Tuesday, April 11, 2006

On the mistakes of futurism

Futurism is the art and science of predicting the future. Most futurists (other than science fiction authors) are involved in the technology industries they think will shape the future, partially as a matter of commonality of interest, though also because, as Alan Kay said, "The best way to predict the future is to invent it."

It's easy to gauge the accuracy of futurism: just go read what was predicted in the past about the present. You might be struck by the eerie accuracy of some predictions (Jules Verne is often cited here), but more likely, you'll find yourself laughing at it. "It's the 21st century; where are my flying cars? Where is my moonbase? Where is my vaguely threatening humanoid robot household servant?" More interestingly, why didn't anyone predict the computer in my pocket would be a thousand times more powerful than a mainframe? Why didn't anyone foresee microprocessors being used to make neckties and disposable birthday cards sing?

Futurism errors can be classified into two groups: insufficiently ambitious, and overly ambitious. The insufficiently ambitious ones are usually just a failure of imagination, though they do point out the fundamental limitations of imagination. One person cannot imagine in a year everything that six billion people will think of in a century, pretty much by definition. It's the overly ambitious failures that are more interesting to consider.

Typically, an overly ambitious prediction arises thus. "This technology is cool, but wouldn't it be far more useful and cooler if someday we had such-and-such a variation, application, or alternative to it?" The futurists starts with some future involving something great, and then works out a way to get there from here. Or, sometimes, doesn't bother to work out the intermediate steps at all.
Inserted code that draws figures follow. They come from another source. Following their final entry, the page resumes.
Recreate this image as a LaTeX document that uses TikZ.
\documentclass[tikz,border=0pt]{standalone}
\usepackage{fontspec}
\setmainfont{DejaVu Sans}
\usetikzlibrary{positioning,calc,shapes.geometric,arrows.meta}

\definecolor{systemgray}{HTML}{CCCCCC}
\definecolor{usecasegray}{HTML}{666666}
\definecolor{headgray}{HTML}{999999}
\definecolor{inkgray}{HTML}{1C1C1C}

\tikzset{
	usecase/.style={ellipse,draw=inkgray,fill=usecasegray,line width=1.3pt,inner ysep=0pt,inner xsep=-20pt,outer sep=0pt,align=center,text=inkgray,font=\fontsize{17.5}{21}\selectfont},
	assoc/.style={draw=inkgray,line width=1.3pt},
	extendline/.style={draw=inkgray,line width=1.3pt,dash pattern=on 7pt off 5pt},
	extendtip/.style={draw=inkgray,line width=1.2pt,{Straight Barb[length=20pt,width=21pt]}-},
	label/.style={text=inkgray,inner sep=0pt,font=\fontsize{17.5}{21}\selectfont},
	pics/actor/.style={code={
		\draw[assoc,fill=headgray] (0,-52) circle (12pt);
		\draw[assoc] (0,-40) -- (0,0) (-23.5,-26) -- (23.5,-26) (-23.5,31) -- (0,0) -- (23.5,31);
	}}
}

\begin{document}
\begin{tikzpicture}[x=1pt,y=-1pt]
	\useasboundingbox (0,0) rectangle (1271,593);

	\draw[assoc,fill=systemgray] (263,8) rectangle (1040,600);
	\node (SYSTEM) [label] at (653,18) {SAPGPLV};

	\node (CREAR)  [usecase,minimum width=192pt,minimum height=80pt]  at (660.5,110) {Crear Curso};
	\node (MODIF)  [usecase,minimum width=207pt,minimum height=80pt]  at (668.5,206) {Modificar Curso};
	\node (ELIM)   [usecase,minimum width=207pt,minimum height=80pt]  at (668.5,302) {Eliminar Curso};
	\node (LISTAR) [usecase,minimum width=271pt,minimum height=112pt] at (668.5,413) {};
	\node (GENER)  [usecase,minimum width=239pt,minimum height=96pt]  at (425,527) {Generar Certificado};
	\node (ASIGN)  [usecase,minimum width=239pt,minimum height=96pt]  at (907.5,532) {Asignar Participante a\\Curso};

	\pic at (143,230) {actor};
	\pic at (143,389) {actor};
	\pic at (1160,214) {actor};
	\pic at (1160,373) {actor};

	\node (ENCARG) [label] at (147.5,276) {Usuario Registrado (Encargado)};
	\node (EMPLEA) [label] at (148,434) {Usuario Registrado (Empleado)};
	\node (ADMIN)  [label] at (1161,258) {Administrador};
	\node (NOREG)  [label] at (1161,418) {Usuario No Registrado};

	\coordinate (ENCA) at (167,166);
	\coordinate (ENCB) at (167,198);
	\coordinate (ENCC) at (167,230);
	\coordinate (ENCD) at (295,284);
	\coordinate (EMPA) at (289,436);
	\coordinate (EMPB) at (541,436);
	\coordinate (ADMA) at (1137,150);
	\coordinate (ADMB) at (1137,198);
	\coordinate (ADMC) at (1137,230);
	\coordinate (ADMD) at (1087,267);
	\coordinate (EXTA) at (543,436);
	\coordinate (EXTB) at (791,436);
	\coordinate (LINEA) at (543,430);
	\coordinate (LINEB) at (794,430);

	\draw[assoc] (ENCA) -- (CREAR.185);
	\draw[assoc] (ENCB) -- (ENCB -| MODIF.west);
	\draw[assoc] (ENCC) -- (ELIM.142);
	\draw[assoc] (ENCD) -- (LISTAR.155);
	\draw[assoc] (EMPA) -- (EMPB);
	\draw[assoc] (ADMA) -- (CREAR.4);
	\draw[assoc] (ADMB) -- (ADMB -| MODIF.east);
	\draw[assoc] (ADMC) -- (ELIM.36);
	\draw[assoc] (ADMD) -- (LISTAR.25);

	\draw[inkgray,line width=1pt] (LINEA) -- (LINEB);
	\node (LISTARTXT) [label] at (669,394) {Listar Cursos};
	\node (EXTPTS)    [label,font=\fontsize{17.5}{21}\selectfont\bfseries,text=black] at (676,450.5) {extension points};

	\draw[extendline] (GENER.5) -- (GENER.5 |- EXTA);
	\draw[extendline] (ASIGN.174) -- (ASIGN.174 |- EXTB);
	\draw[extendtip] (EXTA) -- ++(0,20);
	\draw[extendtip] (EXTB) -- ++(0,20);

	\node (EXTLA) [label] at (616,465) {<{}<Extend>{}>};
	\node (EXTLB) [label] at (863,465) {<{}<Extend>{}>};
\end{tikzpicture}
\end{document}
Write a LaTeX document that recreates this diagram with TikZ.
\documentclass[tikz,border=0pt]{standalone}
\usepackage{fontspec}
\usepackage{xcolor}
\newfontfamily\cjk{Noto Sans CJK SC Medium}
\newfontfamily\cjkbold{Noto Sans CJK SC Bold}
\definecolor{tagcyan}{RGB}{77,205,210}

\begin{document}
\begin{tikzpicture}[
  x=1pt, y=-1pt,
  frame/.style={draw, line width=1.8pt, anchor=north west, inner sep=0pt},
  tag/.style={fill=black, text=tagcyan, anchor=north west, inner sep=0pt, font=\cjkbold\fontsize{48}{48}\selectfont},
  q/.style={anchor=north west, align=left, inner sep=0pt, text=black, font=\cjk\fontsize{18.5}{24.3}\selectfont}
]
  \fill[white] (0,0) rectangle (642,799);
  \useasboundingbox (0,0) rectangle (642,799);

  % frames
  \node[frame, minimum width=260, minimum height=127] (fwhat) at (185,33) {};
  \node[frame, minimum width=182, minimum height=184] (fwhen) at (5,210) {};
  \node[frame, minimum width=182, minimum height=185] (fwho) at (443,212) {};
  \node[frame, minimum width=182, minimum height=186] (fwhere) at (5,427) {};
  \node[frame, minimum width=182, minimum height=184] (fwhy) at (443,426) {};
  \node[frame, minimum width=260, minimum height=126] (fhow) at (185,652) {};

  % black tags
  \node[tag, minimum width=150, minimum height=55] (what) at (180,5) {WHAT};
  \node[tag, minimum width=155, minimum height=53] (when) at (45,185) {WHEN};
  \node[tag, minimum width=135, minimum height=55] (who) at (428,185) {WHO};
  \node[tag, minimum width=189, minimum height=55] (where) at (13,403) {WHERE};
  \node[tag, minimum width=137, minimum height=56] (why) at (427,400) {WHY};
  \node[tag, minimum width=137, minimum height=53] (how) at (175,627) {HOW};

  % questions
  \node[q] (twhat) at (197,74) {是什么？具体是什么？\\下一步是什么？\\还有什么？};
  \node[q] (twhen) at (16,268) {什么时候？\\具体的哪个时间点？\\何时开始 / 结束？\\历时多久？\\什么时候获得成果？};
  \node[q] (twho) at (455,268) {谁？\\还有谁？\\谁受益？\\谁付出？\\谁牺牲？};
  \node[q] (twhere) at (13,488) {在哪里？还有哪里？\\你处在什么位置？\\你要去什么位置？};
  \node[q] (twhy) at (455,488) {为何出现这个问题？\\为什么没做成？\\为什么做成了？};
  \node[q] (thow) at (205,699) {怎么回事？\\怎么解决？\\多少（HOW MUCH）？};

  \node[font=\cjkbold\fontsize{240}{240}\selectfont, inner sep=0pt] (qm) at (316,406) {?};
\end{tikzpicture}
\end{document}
The problem with this approach is typically the same as the problem people have understanding evolution. Evolution doesn't decide, "hey, eyes would be useful" and come up with a long-term plan to develop them. It decides, "right now, photoreceptors would be useful"; then when that's done, "hey, multifaceted photoreceptors would be useful"; then, "it'd be even more useful if these could focus"; and so on. Each step has to make sense and be profitable in and of itself, regardless of the future directions it might open up.

It's not that technological advances are never done in a single huge leap. They are, sometimes. But each individual leap, small or large, is done because it makes sense at that moment and can be made to work and be profitable. No one makes an advance that doesn't work or do something useful, on the basis that it'll become useful later, save within the narrow bounds of venture capital.

For example, consider the transhumanist question, will our brains be digitized and uploaded? Let's assume for the sake of argument (though I will post another time about this) that it is physically possible to represent your mind as software, linked to inputs and outputs that represent your senses and motor nerves adequately that you wouldn't go insane. How do we get from here to there? Which intermediate steps, all of them practical on their own, will lead there? Even setting aside the various philosophical and religious oppositions such progress will have to overcome, I cannot see a series of steps leading to that point that don't have to cross some impossible gulfs. How will anyone trust a digitized personality is really the same as the person would have been, particularly given that we can't even make a word processor that isn't bug-ridden after thirty years of improving them?

If we ever get to uploaded minds, it'll be via a sideswipe. Some technology going in an apparently unrelated direction will suddenly turn out, by surprise, to be relevant to the problem. And it won't be artificial intelligence, I bet. The problems of AI are essentially reverse-engineering thought -- the solutions bear little resemblance to the internal hardware or information representations of the brain, since they emulate the end result far, far, far more than they emulate the underlying processes (which are barely understood even dimly). The idea of AI research leading to uploaded minds is tantamount to the idea of robotic spacecraft leading to prosthetic limbs; not that it's impossible, but it's very, very roundabout.

And yet, uploaded minds are a staple of modern futurism, particularly transhumanist. Why? Because we can't help think, "that'd be so cool, solve so many problems" and try to figure out a way we could get there, because we want to get there, not because it's likely we will, at least not by a foreseeable path. But we'll probably have ways to make fashion statements with our spleens or something similarly absurd, and no one's forecasting that.

3 comments:

litlfrog said...

One of the academic journals I used to work on was Technological Forecasting and Social Change. We used to joke about futurism being such a sweet job because you'd be retired by the time anyone knew you'd been wrong. There was an article in one that analyzed a lot of glaringly incorrect predictions by intelligent people; it did a good job of categorizing the different kinds of mistakes. If I come across it when I'm cleaning my storage area, I'll bring it over.

Hawthorn Thistleberry said...

Could've used that when I was doing a class on futurism!

Should have mentioned that in the post. One of the products of that class was a short story I wrote that made its own predictions. Though the story is now nine years old, it still seems to me to be holding up, so I'm cautiously optimistic.

Idham said...

:)....am an optimist who goes by
the saying of
"Go as far as you can see...when yiu get there, you will see further".